All words like Peace and Love,

All sane affirmative speech,

Had been soiled, profaned, debased

To a horrid mechanical screech.

And so the tone of his poetry grew more wry and ironic and, as he got older, increasingly intimate and domestic.

Not that his circumstances were ever conventionally cosy; he and Kallman lived in some squalor. They weren't homemakers, either of them, though Kallman was a good cook. The Stravinskys came round to supper one night. Madame Stravinsky – endearingly named Vera – was paying a call of nature when she spotted a bowl of dirty water on the bathroom floor. In a forlorn attempt to give the place a woman's touch, she emptied the contents down the wash-basin, only to discover later that this was to have been the
pièce de résistance
of the meal: a chocolate pudding. The basin was, incidentally, the same in which Auden routinely pissed. Where, one wonders, did one wash one's hands after one had washed one's hands?

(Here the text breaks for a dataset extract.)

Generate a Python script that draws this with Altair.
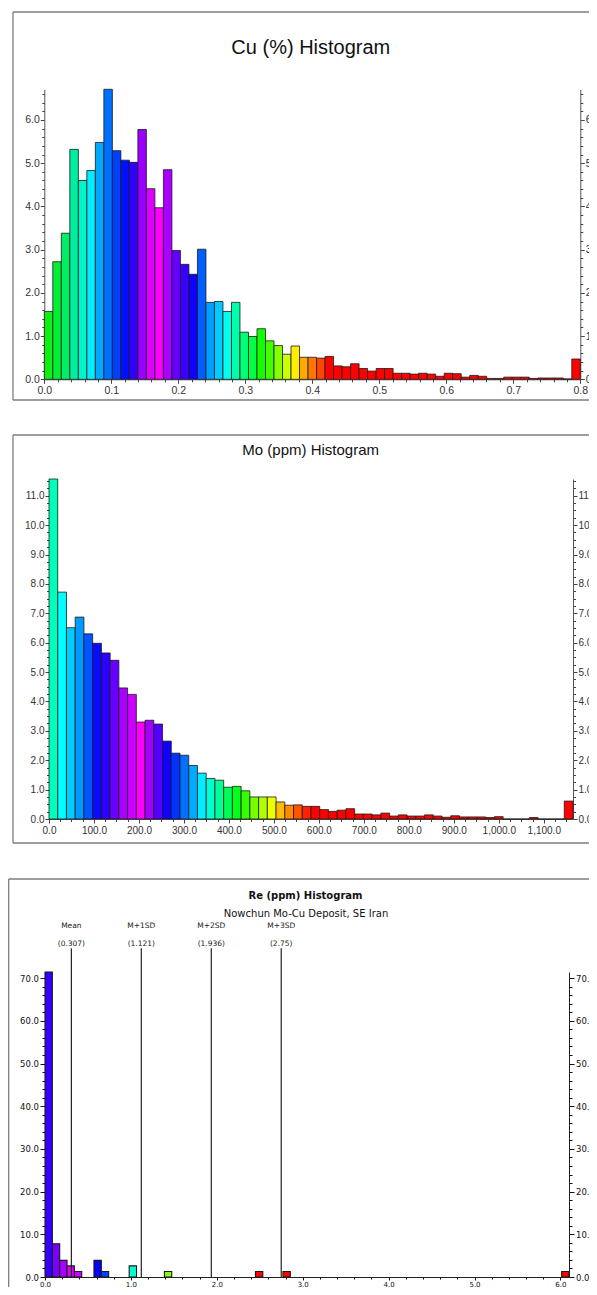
import altair as alt
import numpy as np
import pandas as pd

# ---------------- data ----------------
# Cu (%) histogram: 63 bins over 0 .. 0.8, percent of samples
cu_pct = [1.57, 2.72, 3.38, 5.32, 4.60, 4.83, 5.48, 6.71, 5.29, 5.07, 5.02, 5.78, 4.41, 3.97, 4.85, 2.98,
          2.66, 2.43, 3.01, 1.78, 1.80, 1.57, 1.78, 1.09, 0.99, 1.17, 0.89, 0.78, 0.58, 0.77, 0.51, 0.51,
          0.49, 0.53, 0.31, 0.29, 0.36, 0.25, 0.19, 0.25, 0.25, 0.14, 0.14, 0.12, 0.14, 0.12, 0.07, 0.14,
          0.13, 0.05, 0.09, 0.07, 0.02, 0.02, 0.05, 0.05, 0.05, 0.02, 0.03, 0.03, 0.03, 0.01, 0.47]
cu_palette = ["#11ee11", "#00ee33", "#00ee66", "#00eea0", "#00f5cc", "#00eeff", "#00a8ff", "#0070ff",
              "#0040ff", "#0010ff", "#3300ff", "#9900ff", "#dd00ff", "#ff00ff", "#aa00ff", "#6600ff",
              "#3a00ff", "#1000ff", "#0060ff", "#00a0ff", "#00ccff", "#00ffee", "#00ffaa", "#00ff77",
              "#00ff44", "#11ff00", "#44ff00", "#88ff00", "#ccff00", "#ffee00", "#ffaa00", "#ff7700",
              "#ff4400"] + ["#ff0000"] * 30
cu_x_max = 0.8
cu_y_max = 6.71
cu_x_ticks = [0.0, 0.1, 0.2, 0.3, 0.4, 0.5, 0.6, 0.7, 0.8]
cu_y_ticks = [0.0, 1.0, 2.0, 3.0, 4.0, 5.0, 6.0]

# Mo (ppm) histogram: 60 bins over 0 .. 1165, percent of samples
mo_pct = [11.57, 7.72, 6.51, 6.87, 6.30, 5.98, 5.65, 5.40, 4.46, 4.24,
          3.30, 3.36, 3.23, 2.65, 2.24, 2.17, 1.82, 1.56, 1.38, 1.32,
          1.08, 1.11, 0.96, 0.75, 0.75, 0.75, 0.58, 0.47, 0.48, 0.43,
          0.43, 0.32, 0.26, 0.30, 0.35, 0.17, 0.17, 0.14, 0.20, 0.10,
          0.14, 0.10, 0.10, 0.14, 0.10, 0.06, 0.11, 0.07, 0.07, 0.07,
          0.05, 0.08, 0.0, 0.0, 0.0, 0.05, 0.0, 0.0, 0.0, 0.61]
mo_palette = ["#00ffbb", "#00ffff", "#00ccff", "#0099ff", "#0055ff", "#0a0aff", "#2a00ff", "#6600ff",
              "#aa00ff", "#cc00ff", "#ff00ff", "#a000ff", "#5500ff", "#1100ff", "#0033ff", "#0070ff",
              "#00aaff", "#00eeff", "#00ffcc", "#00ff99", "#00ff55", "#00ff1a", "#33ff00", "#77ff00",
              "#b0ff00", "#eeff00", "#ffbb00", "#ff8800", "#ff5500", "#ff2200"] + ["#ff0000"] * 30
mo_x_max = 1165.0
mo_y_max = 11.57
mo_x_ticks = [0.0, 100.0, 200.0, 300.0, 400.0, 500.0, 600.0, 700.0, 800.0, 900.0, 1000.0, 1100.0]
mo_y_ticks = [0.0, 1.0, 2.0, 3.0, 4.0, 5.0, 6.0, 7.0, 8.0, 9.0, 10.0, 11.0]

# Re (ppm) histogram: occupied bins only, percent of 77 samples
re_bin_start = [0.0, 0.0855, 0.171, 0.2565, 0.342, 0.57, 0.6555, 0.98, 1.39, 2.45, 2.77, 6.0145]
re_pct = [71.43, 7.79, 3.90, 2.60, 1.30, 3.90, 1.30, 2.60, 1.30, 1.30, 1.30, 1.30]
re_palette = ["#3300ff", "#7700ff", "#aa00ff", "#dd00ff", "#cc00ff", "#0000ff", "#0044ff", "#00ffcc",
              "#88ff00", "#ff0000", "#ff0000", "#ff0000"]
re_bin_width = 0.0855
re_x_max = 6.1
re_y_max = 71.43
re_x_ticks = [0.0, 1.0, 2.0, 3.0, 4.0, 5.0, 6.0]
re_y_ticks = [0.0, 10.0, 20.0, 30.0, 40.0, 50.0, 60.0, 70.0]

stat_names = ["Mean", "M+1SD", "M+2SD", "M+3SD"]
stat_values = [0.307, 1.121, 1.936, 2.75]
stat_text = ["(0.307)", "(1.121)", "(1.936)", "(2.75)"]

# ---------------- tables ----------------
def bins_table(pct, x_max):
    n = len(pct)
    w = x_max / n
    return pd.DataFrame({"idx": list(range(n)),
                         "x0": [i * w for i in range(n)],
                         "x1": [(i + 1) * w for i in range(n)],
                         "pct": pct})

cu_df = bins_table(cu_pct, cu_x_max)
mo_df = bins_table(mo_pct, mo_x_max)
re_df = pd.DataFrame({"idx": list(range(len(re_pct))),
                      "x0": re_bin_start,
                      "x1": [s + re_bin_width for s in re_bin_start],
                      "pct": re_pct})
stats_df = pd.DataFrame({"name": stat_names, "value": stat_values, "label": stat_text})
ONE = pd.DataFrame({"k": [0]})

# whole drawing surface; it sits at page (8, 8)
TW, TH = 581, 1279


def minor(lo, hi, step, majors):
    vals = np.round(np.arange(lo, hi + step / 2, step), 6)
    return [float(v) for v in vals if all(abs(v - m) > 1e-6 for m in majors)]


def frame(left, top, bottom, right, color="#7d7d7d", sw=1.3):
    b = alt.Chart(ONE)
    return [
        b.mark_rule(color=color, strokeWidth=sw).encode(x=alt.value(left), y=alt.value(top), y2=alt.value(bottom)),
        b.mark_rule(color=color, strokeWidth=sw).encode(x=alt.value(left), x2=alt.value(right), y=alt.value(top)),
        b.mark_rule(color=color, strokeWidth=sw).encode(x=alt.value(left), x2=alt.value(right), y=alt.value(bottom)),
    ]


def text_at(txt, x, y, font, size, weight="normal", color="#111"):
    return alt.Chart(ONE).mark_text(font=font, fontSize=size, fontWeight=weight, color=color,
                                    align="center", baseline="middle").encode(
        x=alt.value(x), y=alt.value(y), text=alt.value(txt))


def hist_layers(df, xr, yr, x_max, y_max, xmaj, xmin, ymaj, ymin, xfmt, yfmt, font, fsize,
                label_color, tick_color, domain_color, palette, big=4, small=2.5, lpad=1.5, xpad=2,
                bar_stroke=0.8, xbig=None, xsmall=None, xfsize=None):
    xbig = big if xbig is None else xbig
    xsmall = small if xsmall is None else xsmall
    xfsize = fsize if xfsize is None else xfsize
    xs = alt.Scale(domain=[0, x_max], range=xr, nice=False, zero=False)
    ys = alt.Scale(domain=[0, y_max], range=yr, nice=False, zero=False)
    off_left = -xr[0]
    off_right = xr[1] - TW
    off_bottom = yr[0] - TH
    common = dict(grid=False, title=None, labelFont=font, labelColor=label_color,
                  tickColor=tick_color, domainColor=domain_color, labelFlush=False,
                  labelOverlap=False, labelBound=False, tickWidth=1, domainWidth=1)
    mcommon = dict(grid=False, title=None, labels=False, domain=False, tickColor=tick_color, tickWidth=1)
    bars = alt.Chart(df).mark_rect(stroke="#1a1a1a", strokeWidth=bar_stroke).encode(
        x=alt.X("x0:Q", scale=xs, axis=alt.Axis(orient="bottom", offset=off_bottom, values=xmaj,
                                                 format=xfmt, tickSize=xbig, labelPadding=xpad,
                                                 labelFontSize=xfsize, **common)),
        x2="x1:Q",
        y=alt.Y("pct:Q", scale=ys, axis=alt.Axis(orient="left", offset=off_left, values=ymaj,
                                                  format=yfmt, tickSize=big, labelPadding=lpad,
                                                  labelFontSize=fsize, **common)),
        y2=alt.datum(0),
        color=alt.Color("idx:O", scale=alt.Scale(domain=list(range(len(df))), range=palette),
                        legend=None),
    )
    minor_left = alt.Chart(df).mark_point(opacity=0).encode(
        x=alt.X("x0:Q", scale=xs, axis=alt.Axis(orient="bottom", offset=off_bottom, values=xmin,
                                                 tickSize=xsmall, **mcommon)),
        y=alt.Y("pct:Q", scale=ys, axis=alt.Axis(orient="left", offset=off_left, values=ymin,
                                                  tickSize=small, **mcommon)),
    )
    right_major = alt.Chart(df).mark_point(opacity=0).encode(
        x=alt.X("x0:Q", scale=xs, axis=None),
        y=alt.Y("pct:Q", scale=ys, axis=alt.Axis(orient="right", offset=off_right, values=ymaj,
                                                  format=yfmt, tickSize=big, labelPadding=lpad,
                                                  labelFontSize=fsize, **common)),
    )
    right_minor = alt.Chart(df).mark_point(opacity=0).encode(
        x=alt.X("x0:Q", scale=xs, axis=None),
        y=alt.Y("pct:Q", scale=ys, axis=alt.Axis(orient="right", offset=off_right, values=ymin,
                                                  tickSize=small, **mcommon)),
    )
    return [bars, minor_left, right_major, right_minor], xs


# ---------------- panel 1: Cu ----------------
cu_layers, _ = hist_layers(
    cu_df, [36.3, 572.3], [371.3, 81.3], cu_x_max, cu_y_max,
    cu_x_ticks, minor(0, cu_x_max, 0.02, cu_x_ticks),
    cu_y_ticks, minor(0, 6.6, 0.2, cu_y_ticks),
    ".1f", ".1f", "Liberation Sans", 10.5, "#333333", "#444444", "#555555", cu_palette, lpad=1)
p1 = frame(5, 4, 392, TW) + cu_layers + [
    text_at("Cu (%) Histogram", 302.8, 40, "Liberation Sans", 20, color="#111111")]

# ---------------- panel 2: Mo ----------------
mo_layers, _ = hist_layers(
    mo_df, [41, 565], [811, 471], mo_x_max, mo_y_max,
    mo_x_ticks, minor(0, 1150, 25, mo_x_ticks),
    mo_y_ticks, minor(0, 11.5, 0.25, mo_y_ticks),
    ",.1f", ".1f", "Liberation Sans", 10, "#333333", "#444444", "#555555", mo_palette, lpad=1)
p2 = frame(5, 427, 835, TW) + mo_layers + [
    text_at("Mo (ppm) Histogram", 302.7, 442, "Liberation Sans", 15, color="#111111")]

# ---------------- panel 3: Re ----------------
RE_BOTTOM = 1269
re_layers, re_xs = hist_layers(
    re_df, [37, 561], [RE_BOTTOM, 964], re_x_max, re_y_max,
    re_x_ticks, minor(0, 6.0, 0.2, re_x_ticks),
    re_y_ticks, minor(0, 70, 2, re_y_ticks),
    ".1f", ".1f", "DejaVu Sans", 8.5, "#111111", "#111111", "#222222", re_palette,
    big=5, small=3, bar_stroke=1.1, xbig=3, xsmall=2, xpad=0, xfsize=7)
stat_rules = alt.Chart(stats_df).mark_rule(color="#222222", strokeWidth=1.2).encode(
    x=alt.X("value:Q", scale=re_xs, axis=None), y=alt.value(940.3), y2=alt.value(RE_BOTTOM))
stat_name_txt = alt.Chart(stats_df).mark_text(font="DejaVu Sans", fontSize=7.5, color="#222222",
                                              baseline="middle").encode(
    x=alt.X("value:Q", scale=re_xs, axis=None), y=alt.value(918), text="name:N")
stat_val_txt = alt.Chart(stats_df).mark_text(font="DejaVu Sans", fontSize=7.5, color="#222222",
                                             baseline="middle").encode(
    x=alt.X("value:Q", scale=re_xs, axis=None), y=alt.value(936.3), text="label:N")
p3 = frame(0.7, 871, 1300, TW) + re_layers + [stat_rules, stat_name_txt, stat_val_txt] + [
    text_at("Re (ppm) Histogram", 297.5, 888, "DejaVu Sans", 10, weight="bold", color="#111111"),
    text_at("Nowchun Mo-Cu Deposit, SE Iran", 298, 906.3, "DejaVu Sans", 10, color="#111111")]

chart = alt.layer(*(p1 + p2 + p3)).resolve_scale(
    x="independent", y="independent", color="independent"
).resolve_axis(
    x="independent", y="independent"
).properties(
    width=TW, height=TH, padding=0, autosize=alt.AutoSizeParams(type="none")
).configure_view(stroke=None)

chart.save("out.html", embed_options={"renderer": "svg", "actions": False})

The next poem was written in 1948.

A Walk After Dark

A cloudless night like this

Can set the spirit soaring:

After a tiring day

The clockwork spectacle is

Impressive in a slightly boring

Eighteenth-century way.

It soothed adolescence a lot

To meet so shameless a stare;

The things I did could not

Be so shocking as they said

If that would still be there

After the shocked were dead.

Now, unready to die

But already at the stage

When one starts to resent the young,

I am glad those points in the sky

May also be counted among

The creatures of middle-age.

It's cosier thinking of night

As more an Old People's Home

Than a shed for a faultless machine,

That the red pre-Cambrian light

Is gone like Imperial Rome

Or myself at seventeen.

Yet however much we may like

The stoic manner in which

The classical authors wrote,

Only the young and the rich

Have the nerve or the figure to strike

The lacrimae rerum note

For the present stalks abroad

Like the past and its wronged again

Whimper and are ignored,

And the truth cannot be hid;

Somebody chose their pain,

What needn't have happened did.

Occurring this very night

By no established rule,

Some event may already have hurled

Its first little No at the right

Of the laws we accept to school

Our post-diluvian world:

But the stars burn on overhead,

Unconscious of final ends,

As I walk home to bed,

Asking what judgement waits

My person, all my friends,

And these United States.

The apartment in which Auden and Kallman lived was in a rather seedy area on the Lower East Side and had formerly belonged to an abortionist, which resulted in frequent misunderstandings. On one occasion, a young woman from Hunter College knocked at the door. Auden answered, and after beating about the bush for some time, she eventually plucked up the courage to say, ‘But aren't you an abortionist?' ‘No,' said Auden flatly. ‘Poet.'

The story has a point in that there was a matter-of-factness in his approach to writing, and although he didn't actually put ‘poet' on a brass plate on the door, he did feel that a poet should be able to turn his hand to anything in verse – to wedding poems, poems for celebrations, librettos, poems in obscure metres – and he took great pride in being a craftsman able to produce these to order. This, though, is one of his earlier and best-known poems, written in 1938:

Musée des Beaux Arts

About suffering they were never wrong,

The Old Masters: how well they understood

Its human position; how it takes place

While someone else is eating or opening a window or just walking dully along;

How, when the aged are reverently, passionately waiting

For the miraculous birth, there always must be

Children who did not specially want it to happen, skating

On a pond at the edge of the wood:

They never forgot

That even the dreadful martyrdom must run its course

Anyhow in a corner, some untidy spot

Where the dogs go on with their doggy life and the torturer's horse

Scratches its innocent behind on a tree.

In Brueghel's
Icarus
, for instance: how everything turns away

Quite leisurely from the disaster; the ploughman may

Have heard the splash, the forsaken cry,

But for him it was not an important failure; the sun shone

As it had to on the white legs disappearing into the green

Water; and the expensive delicate ship that must have seen

Something amazing, a boy falling out of the sky,

Had somewhere to get to and sailed calmly on.